Ward Churchill is being investigated by the University of Colorado at Boulder for plagiarism, but my research on the "Legend of Pine Ridge" and its similarities to the Osage Indian Murders predates the CU investigation. I wasn't really investigating Ward Churchill at all. I was researching the JonBenet Ramsey murder. JonBenet was the little girl who was murdered on December 25-26, 1996, in the basement of her Boulder home. Until I began investigating this child-murder, I had never heard of Ward Churchill. But more about JonBenet, later.

Churchill's account of the deaths on Pine Ridge is very reminiscent of the Osage Indian Murders: it recounts a story of suspicious uninvestigated murders during a "reign of terror."

There is one big difference, of course. Churchill depicts the FBI as criminal masterminds and terrorists who back death squads.Churchill's depiction of the FBI is consistent with the mission of the Covert Action Information Bulletin: to discredit the CIA and FBI.

I think that Ward Churchill's account of the events on Pine Ridge is not scholarship, but communist propaganda that is designed to make Indians and all Americans distrust the FBI.
Churchill doesn't care anything about the Indians that he exploits with his ideological poison.

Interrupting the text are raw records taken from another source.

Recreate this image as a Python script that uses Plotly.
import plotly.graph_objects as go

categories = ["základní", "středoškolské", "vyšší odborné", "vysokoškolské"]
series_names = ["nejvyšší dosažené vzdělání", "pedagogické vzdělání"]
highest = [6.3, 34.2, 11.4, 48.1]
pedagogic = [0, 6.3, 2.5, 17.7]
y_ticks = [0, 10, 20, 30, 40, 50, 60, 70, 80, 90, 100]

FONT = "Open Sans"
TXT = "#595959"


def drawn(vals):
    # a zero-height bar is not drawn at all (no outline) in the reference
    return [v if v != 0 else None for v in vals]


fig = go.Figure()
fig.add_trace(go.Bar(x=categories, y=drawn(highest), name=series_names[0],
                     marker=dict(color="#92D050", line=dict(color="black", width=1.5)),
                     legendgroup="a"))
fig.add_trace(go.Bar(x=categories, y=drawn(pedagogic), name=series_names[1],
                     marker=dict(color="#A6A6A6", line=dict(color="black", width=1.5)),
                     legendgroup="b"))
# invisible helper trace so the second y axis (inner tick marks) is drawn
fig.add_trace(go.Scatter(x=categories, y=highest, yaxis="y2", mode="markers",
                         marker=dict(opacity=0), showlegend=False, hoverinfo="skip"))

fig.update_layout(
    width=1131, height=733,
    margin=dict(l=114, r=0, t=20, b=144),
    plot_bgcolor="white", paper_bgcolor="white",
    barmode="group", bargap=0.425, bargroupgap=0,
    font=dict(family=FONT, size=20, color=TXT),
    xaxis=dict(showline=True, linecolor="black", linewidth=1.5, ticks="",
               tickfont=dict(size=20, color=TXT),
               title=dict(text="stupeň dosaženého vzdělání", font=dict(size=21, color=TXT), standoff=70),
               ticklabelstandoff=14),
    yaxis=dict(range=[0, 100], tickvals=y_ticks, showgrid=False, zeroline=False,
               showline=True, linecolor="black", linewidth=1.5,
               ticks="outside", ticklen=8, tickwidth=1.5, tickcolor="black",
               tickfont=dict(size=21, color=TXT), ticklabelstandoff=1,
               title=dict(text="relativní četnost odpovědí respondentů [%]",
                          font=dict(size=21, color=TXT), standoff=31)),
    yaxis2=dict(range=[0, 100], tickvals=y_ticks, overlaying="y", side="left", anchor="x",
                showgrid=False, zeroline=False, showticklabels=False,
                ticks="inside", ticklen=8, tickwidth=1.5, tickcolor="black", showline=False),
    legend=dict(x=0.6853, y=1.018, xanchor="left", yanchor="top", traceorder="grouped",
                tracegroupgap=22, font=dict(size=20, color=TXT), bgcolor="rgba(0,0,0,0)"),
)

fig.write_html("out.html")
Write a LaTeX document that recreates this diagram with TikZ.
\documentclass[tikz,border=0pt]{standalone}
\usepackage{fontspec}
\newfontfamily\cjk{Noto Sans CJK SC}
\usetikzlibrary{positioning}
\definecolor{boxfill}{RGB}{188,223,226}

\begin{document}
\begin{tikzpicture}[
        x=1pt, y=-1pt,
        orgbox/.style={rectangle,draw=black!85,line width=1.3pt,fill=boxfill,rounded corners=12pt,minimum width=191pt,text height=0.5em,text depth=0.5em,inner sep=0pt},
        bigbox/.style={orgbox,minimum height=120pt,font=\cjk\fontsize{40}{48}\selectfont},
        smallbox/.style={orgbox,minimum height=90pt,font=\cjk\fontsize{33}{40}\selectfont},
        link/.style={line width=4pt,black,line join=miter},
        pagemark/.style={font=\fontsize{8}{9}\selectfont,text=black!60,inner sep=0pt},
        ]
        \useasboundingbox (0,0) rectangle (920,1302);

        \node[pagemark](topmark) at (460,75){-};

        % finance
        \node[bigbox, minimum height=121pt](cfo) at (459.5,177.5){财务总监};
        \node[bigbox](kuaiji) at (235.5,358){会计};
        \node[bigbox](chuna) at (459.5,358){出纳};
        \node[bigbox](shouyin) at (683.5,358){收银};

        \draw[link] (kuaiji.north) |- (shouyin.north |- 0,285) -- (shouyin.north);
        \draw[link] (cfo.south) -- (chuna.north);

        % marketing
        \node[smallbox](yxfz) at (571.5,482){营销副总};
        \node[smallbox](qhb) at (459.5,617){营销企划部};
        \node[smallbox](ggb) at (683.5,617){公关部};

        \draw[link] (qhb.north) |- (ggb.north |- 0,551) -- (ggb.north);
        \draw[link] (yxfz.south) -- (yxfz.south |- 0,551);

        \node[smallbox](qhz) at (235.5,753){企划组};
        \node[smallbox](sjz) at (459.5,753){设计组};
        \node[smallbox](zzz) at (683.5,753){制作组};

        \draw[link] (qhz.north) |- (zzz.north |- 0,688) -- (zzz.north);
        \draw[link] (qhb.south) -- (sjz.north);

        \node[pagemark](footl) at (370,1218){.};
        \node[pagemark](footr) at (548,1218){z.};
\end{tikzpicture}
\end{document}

In my opinion, Churchill couldn't stand the historical fact that the FBI struggled to get justice for these murdered Osage and their families, so he cannibalized the true Osage history and reworked it into a communist myth, a "Frankenstein's monster" that I call his "Legend of Pine Ridge."

My article is a work in progress and will be developed/corrected...

Note:
A pro-Churchill, pro-terrorist blog at tryworks.blogspot.com is writing that I should somehow manage to die. Tryworks makes fun of me. They try to make readers laugh at me. They call me a moron and a lunatic. They try to intimidate me. The one thing they can't do, is debate me. They miscalculated and invited me to post so that they could show how stupid I was, but when I posted my evidence, they got afraid and banned me.


Well, I don't care about the threats and name-calling. I have free speech, too, and I intend to keep it that way. I am going to show how Churchill kidnapped and deformed American Indian history....and more!

All of the above is Snapple's opinion.